══ INFORMATION GIVEN
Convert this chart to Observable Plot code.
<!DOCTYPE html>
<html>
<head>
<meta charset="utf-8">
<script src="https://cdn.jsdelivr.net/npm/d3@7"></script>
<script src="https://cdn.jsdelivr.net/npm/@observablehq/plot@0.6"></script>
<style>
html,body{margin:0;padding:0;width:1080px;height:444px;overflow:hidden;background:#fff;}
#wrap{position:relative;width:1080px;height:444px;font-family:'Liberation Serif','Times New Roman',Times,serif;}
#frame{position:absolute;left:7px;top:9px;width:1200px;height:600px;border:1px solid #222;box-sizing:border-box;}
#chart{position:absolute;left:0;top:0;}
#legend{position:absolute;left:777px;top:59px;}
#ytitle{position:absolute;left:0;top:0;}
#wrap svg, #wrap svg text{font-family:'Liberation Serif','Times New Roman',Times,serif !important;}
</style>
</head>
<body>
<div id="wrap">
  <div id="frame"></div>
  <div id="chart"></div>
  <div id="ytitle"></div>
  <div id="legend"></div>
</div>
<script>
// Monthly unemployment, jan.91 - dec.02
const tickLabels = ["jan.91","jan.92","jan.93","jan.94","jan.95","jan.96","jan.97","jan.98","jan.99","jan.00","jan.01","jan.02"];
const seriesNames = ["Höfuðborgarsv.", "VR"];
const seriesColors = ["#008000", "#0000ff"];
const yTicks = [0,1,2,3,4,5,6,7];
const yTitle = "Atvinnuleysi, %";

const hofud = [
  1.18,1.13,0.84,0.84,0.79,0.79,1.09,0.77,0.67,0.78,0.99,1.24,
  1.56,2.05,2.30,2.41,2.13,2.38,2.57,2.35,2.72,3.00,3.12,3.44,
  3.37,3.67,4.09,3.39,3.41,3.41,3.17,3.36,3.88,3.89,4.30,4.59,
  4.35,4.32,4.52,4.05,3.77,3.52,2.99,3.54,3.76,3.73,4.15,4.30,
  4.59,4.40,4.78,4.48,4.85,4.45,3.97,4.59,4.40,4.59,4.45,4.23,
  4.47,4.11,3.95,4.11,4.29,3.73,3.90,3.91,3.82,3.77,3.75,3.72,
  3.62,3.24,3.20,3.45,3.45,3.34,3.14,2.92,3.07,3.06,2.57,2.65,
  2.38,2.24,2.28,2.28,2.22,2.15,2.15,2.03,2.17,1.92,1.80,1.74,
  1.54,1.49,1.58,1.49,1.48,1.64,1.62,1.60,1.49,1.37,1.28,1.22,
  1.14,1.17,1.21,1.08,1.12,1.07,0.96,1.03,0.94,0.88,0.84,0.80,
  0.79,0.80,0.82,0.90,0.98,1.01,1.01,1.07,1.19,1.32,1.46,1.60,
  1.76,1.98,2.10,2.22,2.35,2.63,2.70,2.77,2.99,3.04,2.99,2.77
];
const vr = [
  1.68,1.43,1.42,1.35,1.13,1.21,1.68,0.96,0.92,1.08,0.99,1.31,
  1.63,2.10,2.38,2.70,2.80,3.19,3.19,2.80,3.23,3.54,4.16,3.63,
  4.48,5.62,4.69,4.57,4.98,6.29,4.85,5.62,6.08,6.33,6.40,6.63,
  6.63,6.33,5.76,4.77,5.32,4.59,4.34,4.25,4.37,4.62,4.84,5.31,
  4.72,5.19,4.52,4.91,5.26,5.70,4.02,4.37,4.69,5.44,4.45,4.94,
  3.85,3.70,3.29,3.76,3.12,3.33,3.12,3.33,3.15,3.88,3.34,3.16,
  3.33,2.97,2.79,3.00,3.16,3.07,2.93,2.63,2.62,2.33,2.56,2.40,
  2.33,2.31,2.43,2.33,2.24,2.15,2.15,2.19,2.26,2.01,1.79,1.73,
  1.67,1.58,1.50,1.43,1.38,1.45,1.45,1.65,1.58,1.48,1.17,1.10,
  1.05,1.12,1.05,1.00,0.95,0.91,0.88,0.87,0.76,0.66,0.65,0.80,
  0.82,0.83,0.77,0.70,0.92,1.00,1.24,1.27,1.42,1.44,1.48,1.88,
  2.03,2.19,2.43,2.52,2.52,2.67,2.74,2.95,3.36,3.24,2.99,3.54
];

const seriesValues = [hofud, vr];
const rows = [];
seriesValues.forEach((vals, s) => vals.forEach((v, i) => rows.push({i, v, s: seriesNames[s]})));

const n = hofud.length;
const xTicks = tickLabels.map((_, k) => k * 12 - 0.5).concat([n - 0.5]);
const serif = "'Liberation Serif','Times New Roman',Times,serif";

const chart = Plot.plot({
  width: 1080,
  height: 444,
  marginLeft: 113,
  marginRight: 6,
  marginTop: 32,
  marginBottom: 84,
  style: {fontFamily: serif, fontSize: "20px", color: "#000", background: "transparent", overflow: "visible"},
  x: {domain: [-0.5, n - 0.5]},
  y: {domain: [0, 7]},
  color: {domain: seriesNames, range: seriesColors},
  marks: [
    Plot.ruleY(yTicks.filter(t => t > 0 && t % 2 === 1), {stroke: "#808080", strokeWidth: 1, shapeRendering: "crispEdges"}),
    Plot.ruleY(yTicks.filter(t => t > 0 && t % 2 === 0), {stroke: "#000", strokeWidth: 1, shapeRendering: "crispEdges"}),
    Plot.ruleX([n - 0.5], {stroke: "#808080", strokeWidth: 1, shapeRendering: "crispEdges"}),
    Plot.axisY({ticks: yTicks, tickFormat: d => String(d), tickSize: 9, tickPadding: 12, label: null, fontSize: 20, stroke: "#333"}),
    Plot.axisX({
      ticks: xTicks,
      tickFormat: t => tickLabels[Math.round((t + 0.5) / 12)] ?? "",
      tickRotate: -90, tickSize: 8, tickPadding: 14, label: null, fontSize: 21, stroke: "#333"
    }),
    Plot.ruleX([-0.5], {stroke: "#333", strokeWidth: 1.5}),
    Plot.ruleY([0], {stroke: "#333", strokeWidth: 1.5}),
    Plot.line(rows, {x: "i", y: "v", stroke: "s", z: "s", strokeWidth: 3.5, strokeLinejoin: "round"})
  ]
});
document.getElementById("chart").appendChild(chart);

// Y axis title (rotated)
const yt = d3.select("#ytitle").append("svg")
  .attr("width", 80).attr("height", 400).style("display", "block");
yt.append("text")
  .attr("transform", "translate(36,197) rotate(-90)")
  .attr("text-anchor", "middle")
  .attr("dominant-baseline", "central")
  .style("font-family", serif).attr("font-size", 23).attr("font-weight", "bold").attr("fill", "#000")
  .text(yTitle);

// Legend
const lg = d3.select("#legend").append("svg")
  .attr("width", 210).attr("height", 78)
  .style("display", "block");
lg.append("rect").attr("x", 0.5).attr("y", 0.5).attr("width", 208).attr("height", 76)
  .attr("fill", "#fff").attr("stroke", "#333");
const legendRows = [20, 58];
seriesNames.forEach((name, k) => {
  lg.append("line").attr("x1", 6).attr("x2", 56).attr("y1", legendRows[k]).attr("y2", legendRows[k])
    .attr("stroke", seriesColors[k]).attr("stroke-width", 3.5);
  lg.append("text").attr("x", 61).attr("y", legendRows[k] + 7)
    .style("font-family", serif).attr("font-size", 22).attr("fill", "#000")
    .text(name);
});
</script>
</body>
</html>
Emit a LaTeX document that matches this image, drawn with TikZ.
════
From the listing above, extract all records word for word.

Convert this chart to Observable Plot code.
<!DOCTYPE html>
<html>
<head>
<meta charset="utf-8">
<script src="https://cdn.jsdelivr.net/npm/d3@7"></script>
<script src="https://cdn.jsdelivr.net/npm/@observablehq/plot@0.6"></script>
<style>
html,body{margin:0;padding:0;width:1080px;height:444px;overflow:hidden;background:#fff;}
#wrap{position:relative;width:1080px;height:444px;font-family:'Liberation Serif','Times New Roman',Times,serif;}
#frame{position:absolute;left:7px;top:9px;width:1200px;height:600px;border:1px solid #222;box-sizing:border-box;}
#chart{position:absolute;left:0;top:0;}
#legend{position:absolute;left:777px;top:59px;}
#ytitle{position:absolute;left:0;top:0;}
#wrap svg, #wrap svg text{font-family:'Liberation Serif','Times New Roman',Times,serif !important;}
</style>
</head>
<body>
<div id="wrap">
  <div id="frame"></div>
  <div id="chart"></div>
  <div id="ytitle"></div>
  <div id="legend"></div>
</div>
<script>
// Monthly unemployment, jan.91 - dec.02
const tickLabels = ["jan.91","jan.92","jan.93","jan.94","jan.95","jan.96","jan.97","jan.98","jan.99","jan.00","jan.01","jan.02"];
const seriesNames = ["Höfuðborgarsv.", "VR"];
const seriesColors = ["#008000", "#0000ff"];
const yTicks = [0,1,2,3,4,5,6,7];
const yTitle = "Atvinnuleysi, %";

const hofud = [
  1.18,1.13,0.84,0.84,0.79,0.79,1.09,0.77,0.67,0.78,0.99,1.24,
  1.56,2.05,2.30,2.41,2.13,2.38,2.57,2.35,2.72,3.00,3.12,3.44,
  3.37,3.67,4.09,3.39,3.41,3.41,3.17,3.36,3.88,3.89,4.30,4.59,
  4.35,4.32,4.52,4.05,3.77,3.52,2.99,3.54,3.76,3.73,4.15,4.30,
  4.59,4.40,4.78,4.48,4.85,4.45,3.97,4.59,4.40,4.59,4.45,4.23,
  4.47,4.11,3.95,4.11,4.29,3.73,3.90,3.91,3.82,3.77,3.75,3.72,
  3.62,3.24,3.20,3.45,3.45,3.34,3.14,2.92,3.07,3.06,2.57,2.65,
  2.38,2.24,2.28,2.28,2.22,2.15,2.15,2.03,2.17,1.92,1.80,1.74,
  1.54,1.49,1.58,1.49,1.48,1.64,1.62,1.60,1.49,1.37,1.28,1.22,
  1.14,1.17,1.21,1.08,1.12,1.07,0.96,1.03,0.94,0.88,0.84,0.80,
  0.79,0.80,0.82,0.90,0.98,1.01,1.01,1.07,1.19,1.32,1.46,1.60,
  1.76,1.98,2.10,2.22,2.35,2.63,2.70,2.77,2.99,3.04,2.99,2.77
];
const vr = [
  1.68,1.43,1.42,1.35,1.13,1.21,1.68,0.96,0.92,1.08,0.99,1.31,
  1.63,2.10,2.38,2.70,2.80,3.19,3.19,2.80,3.23,3.54,4.16,3.63,
  4.48,5.62,4.69,4.57,4.98,6.29,4.85,5.62,6.08,6.33,6.40,6.63,
  6.63,6.33,5.76,4.77,5.32,4.59,4.34,4.25,4.37,4.62,4.84,5.31,
  4.72,5.19,4.52,4.91,5.26,5.70,4.02,4.37,4.69,5.44,4.45,4.94,
  3.85,3.70,3.29,3.76,3.12,3.33,3.12,3.33,3.15,3.88,3.34,3.16,
  3.33,2.97,2.79,3.00,3.16,3.07,2.93,2.63,2.62,2.33,2.56,2.40,
  2.33,2.31,2.43,2.33,2.24,2.15,2.15,2.19,2.26,2.01,1.79,1.73,
  1.67,1.58,1.50,1.43,1.38,1.45,1.45,1.65,1.58,1.48,1.17,1.10,
  1.05,1.12,1.05,1.00,0.95,0.91,0.88,0.87,0.76,0.66,0.65,0.80,
  0.82,0.83,0.77,0.70,0.92,1.00,1.24,1.27,1.42,1.44,1.48,1.88,
  2.03,2.19,2.43,2.52,2.52,2.67,2.74,2.95,3.36,3.24,2.99,3.54
];

const seriesValues = [hofud, vr];
const rows = [];
seriesValues.forEach((vals, s) => vals.forEach((v, i) => rows.push({i, v, s: seriesNames[s]})));

const n = hofud.length;
const xTicks = tickLabels.map((_, k) => k * 12 - 0.5).concat([n - 0.5]);
const serif = "'Liberation Serif','Times New Roman',Times,serif";

const chart = Plot.plot({
  width: 1080,
  height: 444,
  marginLeft: 113,
  marginRight: 6,
  marginTop: 32,
  marginBottom: 84,
  style: {fontFamily: serif, fontSize: "20px", color: "#000", background: "transparent", overflow: "visible"},
  x: {domain: [-0.5, n - 0.5]},
  y: {domain: [0, 7]},
  color: {domain: seriesNames, range: seriesColors},
  marks: [
    Plot.ruleY(yTicks.filter(t => t > 0 && t % 2 === 1), {stroke: "#808080", strokeWidth: 1, shapeRendering: "crispEdges"}),
    Plot.ruleY(yTicks.filter(t => t > 0 && t % 2 === 0), {stroke: "#000", strokeWidth: 1, shapeRendering: "crispEdges"}),
    Plot.ruleX([n - 0.5], {stroke: "#808080", strokeWidth: 1, shapeRendering: "crispEdges"}),
    Plot.axisY({ticks: yTicks, tickFormat: d => String(d), tickSize: 9, tickPadding: 12, label: null, fontSize: 20, stroke: "#333"}),
    Plot.axisX({
      ticks: xTicks,
      tickFormat: t => tickLabels[Math.round((t + 0.5) / 12)] ?? "",
      tickRotate: -90, tickSize: 8, tickPadding: 14, label: null, fontSize: 21, stroke: "#333"
    }),
    Plot.ruleX([-0.5], {stroke: "#333", strokeWidth: 1.5}),
    Plot.ruleY([0], {stroke: "#333", strokeWidth: 1.5}),
    Plot.line(rows, {x: "i", y: "v", stroke: "s", z: "s", strokeWidth: 3.5, strokeLinejoin: "round"})
  ]
});
document.getElementById("chart").appendChild(chart);

// Y axis title (rotated)
const yt = d3.select("#ytitle").append("svg")
  .attr("width", 80).attr("height", 400).style("display", "block");
yt.append("text")
  .attr("transform", "translate(36,197) rotate(-90)")
  .attr("text-anchor", "middle")
  .attr("dominant-baseline", "central")
  .style("font-family", serif).attr("font-size", 23).attr("font-weight", "bold").attr("fill", "#000")
  .text(yTitle);

// Legend
const lg = d3.select("#legend").append("svg")
  .attr("width", 210).attr("height", 78)
  .style("display", "block");
lg.append("rect").attr("x", 0.5).attr("y", 0.5).attr("width", 208).attr("height", 76)
  .attr("fill", "#fff").attr("stroke", "#333");
const legendRows = [20, 58];
seriesNames.forEach((name, k) => {
  lg.append("line").attr("x1", 6).attr("x2", 56).attr("y1", legendRows[k]).attr("y2", legendRows[k])
    .attr("stroke", seriesColors[k]).attr("stroke-width", 3.5);
  lg.append("text").attr("x", 61).attr("y", legendRows[k] + 7)
    .style("font-family", serif).attr("font-size", 22).attr("fill", "#000")
    .text(name);
});
</script>
</body>
</html>
Emit a LaTeX document that matches this image, drawn with TikZ.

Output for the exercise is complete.